### [WHAT IS EXPECTED]
Every line from the start of the records through the line with "var noteLines = ['注：', '1." is to be written out exactly; pictures are not.

### [DATA SUPPLIED]
[start]

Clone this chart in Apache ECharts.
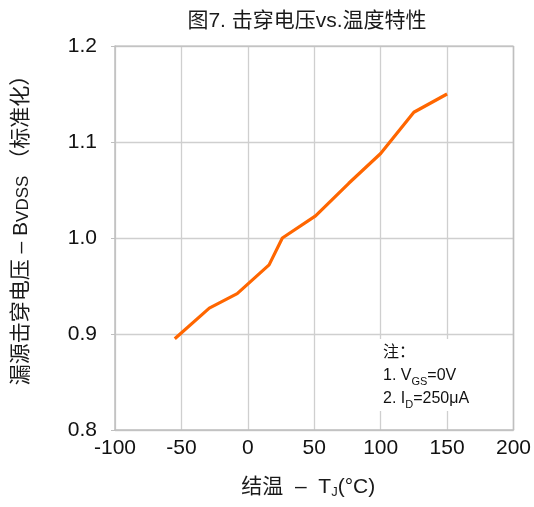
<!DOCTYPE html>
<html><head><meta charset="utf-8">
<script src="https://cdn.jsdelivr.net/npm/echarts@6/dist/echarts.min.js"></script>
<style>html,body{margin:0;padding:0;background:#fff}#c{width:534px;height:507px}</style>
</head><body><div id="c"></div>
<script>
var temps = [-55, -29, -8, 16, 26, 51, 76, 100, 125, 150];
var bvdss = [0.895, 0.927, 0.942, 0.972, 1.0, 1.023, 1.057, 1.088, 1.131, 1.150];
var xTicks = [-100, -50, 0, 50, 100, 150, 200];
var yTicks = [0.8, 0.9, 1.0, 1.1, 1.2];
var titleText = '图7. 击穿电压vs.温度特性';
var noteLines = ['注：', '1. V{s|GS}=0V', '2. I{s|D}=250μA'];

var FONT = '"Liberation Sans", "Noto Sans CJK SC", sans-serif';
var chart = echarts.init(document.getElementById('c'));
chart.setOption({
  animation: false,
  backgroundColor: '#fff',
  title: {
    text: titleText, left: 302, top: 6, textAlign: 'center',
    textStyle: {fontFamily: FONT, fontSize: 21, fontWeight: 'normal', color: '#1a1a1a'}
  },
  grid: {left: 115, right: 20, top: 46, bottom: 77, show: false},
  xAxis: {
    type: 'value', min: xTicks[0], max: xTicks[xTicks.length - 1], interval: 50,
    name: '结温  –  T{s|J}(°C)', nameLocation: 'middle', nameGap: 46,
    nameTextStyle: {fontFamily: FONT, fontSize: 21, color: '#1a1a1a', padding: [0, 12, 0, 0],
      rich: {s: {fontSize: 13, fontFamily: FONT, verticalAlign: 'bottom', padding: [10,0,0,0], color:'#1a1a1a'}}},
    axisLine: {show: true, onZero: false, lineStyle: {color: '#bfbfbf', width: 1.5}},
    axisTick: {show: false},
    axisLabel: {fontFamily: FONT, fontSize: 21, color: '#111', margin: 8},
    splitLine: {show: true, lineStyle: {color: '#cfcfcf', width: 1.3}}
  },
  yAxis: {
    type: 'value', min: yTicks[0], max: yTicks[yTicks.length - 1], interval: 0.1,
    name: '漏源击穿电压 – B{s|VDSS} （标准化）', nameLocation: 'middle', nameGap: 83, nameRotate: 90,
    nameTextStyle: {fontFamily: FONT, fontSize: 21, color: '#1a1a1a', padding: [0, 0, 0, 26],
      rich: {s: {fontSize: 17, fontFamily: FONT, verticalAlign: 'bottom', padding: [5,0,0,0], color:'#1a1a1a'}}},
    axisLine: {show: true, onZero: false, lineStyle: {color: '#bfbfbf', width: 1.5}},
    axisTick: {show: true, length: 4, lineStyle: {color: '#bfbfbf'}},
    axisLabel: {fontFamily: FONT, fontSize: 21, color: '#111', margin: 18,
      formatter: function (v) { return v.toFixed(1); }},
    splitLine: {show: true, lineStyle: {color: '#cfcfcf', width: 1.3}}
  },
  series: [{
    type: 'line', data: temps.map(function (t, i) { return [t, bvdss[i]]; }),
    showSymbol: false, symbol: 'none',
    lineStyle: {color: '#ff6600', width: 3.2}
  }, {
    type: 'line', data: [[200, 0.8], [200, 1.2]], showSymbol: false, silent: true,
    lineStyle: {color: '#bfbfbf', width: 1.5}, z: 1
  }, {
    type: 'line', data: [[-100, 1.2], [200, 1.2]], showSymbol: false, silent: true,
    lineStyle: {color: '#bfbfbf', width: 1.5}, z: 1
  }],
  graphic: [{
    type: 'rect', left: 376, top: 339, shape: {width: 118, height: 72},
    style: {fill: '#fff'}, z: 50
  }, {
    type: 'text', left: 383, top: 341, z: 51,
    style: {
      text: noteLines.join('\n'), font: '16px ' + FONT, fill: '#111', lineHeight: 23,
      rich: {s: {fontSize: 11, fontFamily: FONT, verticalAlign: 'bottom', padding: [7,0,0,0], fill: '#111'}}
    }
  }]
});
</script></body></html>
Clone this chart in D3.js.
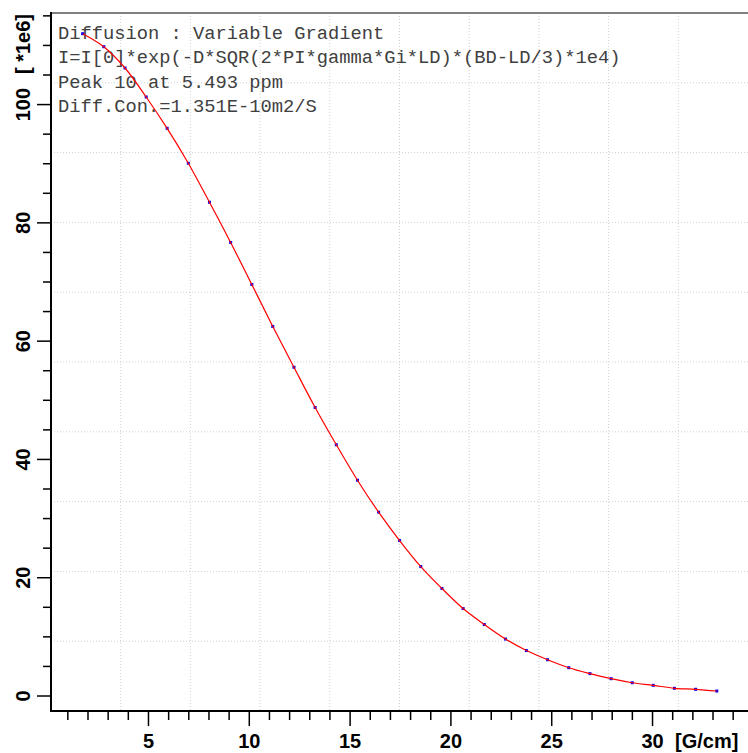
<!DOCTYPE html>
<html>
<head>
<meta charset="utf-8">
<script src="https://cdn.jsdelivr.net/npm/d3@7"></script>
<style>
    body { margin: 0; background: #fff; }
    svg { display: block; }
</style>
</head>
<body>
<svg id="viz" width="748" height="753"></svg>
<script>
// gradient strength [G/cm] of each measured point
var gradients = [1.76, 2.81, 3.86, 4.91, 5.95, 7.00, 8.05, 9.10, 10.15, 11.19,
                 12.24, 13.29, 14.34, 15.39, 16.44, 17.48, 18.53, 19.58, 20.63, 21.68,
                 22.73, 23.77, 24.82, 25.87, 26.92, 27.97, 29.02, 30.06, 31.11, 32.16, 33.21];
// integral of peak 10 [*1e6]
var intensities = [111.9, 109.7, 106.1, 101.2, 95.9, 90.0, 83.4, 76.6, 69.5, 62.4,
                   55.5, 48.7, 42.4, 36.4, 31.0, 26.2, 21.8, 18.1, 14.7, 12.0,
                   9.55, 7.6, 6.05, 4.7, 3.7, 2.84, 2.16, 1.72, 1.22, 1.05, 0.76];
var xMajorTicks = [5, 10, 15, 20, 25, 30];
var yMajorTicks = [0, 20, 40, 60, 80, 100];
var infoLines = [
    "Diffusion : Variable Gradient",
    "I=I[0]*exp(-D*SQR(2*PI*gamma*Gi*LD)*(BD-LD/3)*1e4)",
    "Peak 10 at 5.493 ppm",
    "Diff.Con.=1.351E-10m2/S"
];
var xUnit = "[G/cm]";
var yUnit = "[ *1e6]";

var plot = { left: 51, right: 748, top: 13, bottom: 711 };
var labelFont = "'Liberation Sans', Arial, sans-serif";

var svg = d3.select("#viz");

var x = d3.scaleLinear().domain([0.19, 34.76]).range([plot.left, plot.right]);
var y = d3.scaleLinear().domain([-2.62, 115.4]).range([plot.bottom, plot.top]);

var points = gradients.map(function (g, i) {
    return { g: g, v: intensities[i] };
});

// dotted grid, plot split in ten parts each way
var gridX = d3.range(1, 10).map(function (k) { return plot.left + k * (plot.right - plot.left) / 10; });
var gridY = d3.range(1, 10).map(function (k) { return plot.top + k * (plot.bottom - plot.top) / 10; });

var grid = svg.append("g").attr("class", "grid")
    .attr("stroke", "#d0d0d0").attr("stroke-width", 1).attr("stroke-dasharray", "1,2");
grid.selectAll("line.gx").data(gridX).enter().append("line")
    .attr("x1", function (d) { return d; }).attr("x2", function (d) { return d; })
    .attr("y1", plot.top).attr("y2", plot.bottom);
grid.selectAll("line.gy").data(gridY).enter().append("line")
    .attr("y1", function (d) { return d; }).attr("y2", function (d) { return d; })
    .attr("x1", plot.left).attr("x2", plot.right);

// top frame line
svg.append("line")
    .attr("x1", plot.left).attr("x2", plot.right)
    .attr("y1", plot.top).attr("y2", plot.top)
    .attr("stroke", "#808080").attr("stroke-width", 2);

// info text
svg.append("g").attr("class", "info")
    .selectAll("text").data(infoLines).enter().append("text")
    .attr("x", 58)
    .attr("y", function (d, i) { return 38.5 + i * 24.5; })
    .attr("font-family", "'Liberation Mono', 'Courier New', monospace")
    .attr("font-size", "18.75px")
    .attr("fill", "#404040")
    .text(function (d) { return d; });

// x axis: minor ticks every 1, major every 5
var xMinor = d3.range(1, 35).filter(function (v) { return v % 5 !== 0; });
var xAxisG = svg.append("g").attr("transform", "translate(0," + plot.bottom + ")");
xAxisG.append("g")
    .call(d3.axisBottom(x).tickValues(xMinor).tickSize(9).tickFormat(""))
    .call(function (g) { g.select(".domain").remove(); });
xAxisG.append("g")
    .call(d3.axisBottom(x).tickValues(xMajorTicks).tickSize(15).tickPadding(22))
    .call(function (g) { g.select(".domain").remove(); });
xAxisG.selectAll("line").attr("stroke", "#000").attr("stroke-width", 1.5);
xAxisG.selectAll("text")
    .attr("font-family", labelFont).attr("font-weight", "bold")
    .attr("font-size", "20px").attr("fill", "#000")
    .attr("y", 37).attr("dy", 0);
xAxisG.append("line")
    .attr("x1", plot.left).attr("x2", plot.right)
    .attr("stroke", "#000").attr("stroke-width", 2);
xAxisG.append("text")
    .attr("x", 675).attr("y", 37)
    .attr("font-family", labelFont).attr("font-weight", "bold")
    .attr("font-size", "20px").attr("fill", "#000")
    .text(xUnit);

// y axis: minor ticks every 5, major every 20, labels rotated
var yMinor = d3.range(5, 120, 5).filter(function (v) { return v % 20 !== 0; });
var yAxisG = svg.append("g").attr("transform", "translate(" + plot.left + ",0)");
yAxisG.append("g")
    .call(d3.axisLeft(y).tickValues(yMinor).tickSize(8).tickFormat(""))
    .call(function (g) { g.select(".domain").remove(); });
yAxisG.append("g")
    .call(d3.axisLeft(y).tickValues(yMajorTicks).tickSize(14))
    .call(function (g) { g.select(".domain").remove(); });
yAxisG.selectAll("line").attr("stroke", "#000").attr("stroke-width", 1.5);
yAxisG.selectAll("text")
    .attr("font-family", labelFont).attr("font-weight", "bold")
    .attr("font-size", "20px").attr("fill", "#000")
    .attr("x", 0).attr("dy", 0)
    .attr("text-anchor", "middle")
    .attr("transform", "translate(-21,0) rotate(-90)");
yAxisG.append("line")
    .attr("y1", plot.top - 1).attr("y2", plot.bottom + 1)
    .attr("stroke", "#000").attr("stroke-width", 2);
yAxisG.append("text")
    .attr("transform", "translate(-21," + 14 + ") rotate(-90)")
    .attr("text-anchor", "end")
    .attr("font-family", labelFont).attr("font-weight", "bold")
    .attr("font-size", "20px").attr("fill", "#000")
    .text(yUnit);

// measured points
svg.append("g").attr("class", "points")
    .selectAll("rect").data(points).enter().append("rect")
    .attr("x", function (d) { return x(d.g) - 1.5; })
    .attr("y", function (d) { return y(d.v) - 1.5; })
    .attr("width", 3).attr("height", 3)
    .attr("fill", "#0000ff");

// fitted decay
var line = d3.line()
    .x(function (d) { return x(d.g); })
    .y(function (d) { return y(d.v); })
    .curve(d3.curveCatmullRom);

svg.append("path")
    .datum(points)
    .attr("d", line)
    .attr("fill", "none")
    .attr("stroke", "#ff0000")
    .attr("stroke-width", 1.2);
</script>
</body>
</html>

[end]

### [COMPLETED TASK]
Clone this chart in Apache ECharts.
<!DOCTYPE html>
<html><head><meta charset="utf-8">
<script src="https://cdn.jsdelivr.net/npm/echarts@6/dist/echarts.min.js"></script>
<style>html,body{margin:0;padding:0;background:#fff}#c{width:534px;height:507px}</style>
</head><body><div id="c"></div>
<script>
var temps = [-55, -29, -8, 16, 26, 51, 76, 100, 125, 150];
var bvdss = [0.895, 0.927, 0.942, 0.972, 1.0, 1.023, 1.057, 1.088, 1.131, 1.150];
var xTicks = [-100, -50, 0, 50, 100, 150, 200];
var yTicks = [0.8, 0.9, 1.0, 1.1, 1.2];
var titleText = '图7. 击穿电压vs.温度特性';
var noteLines = ['注：', '1. V{s|GS}=0V', '2. I{s|D}=250μA'];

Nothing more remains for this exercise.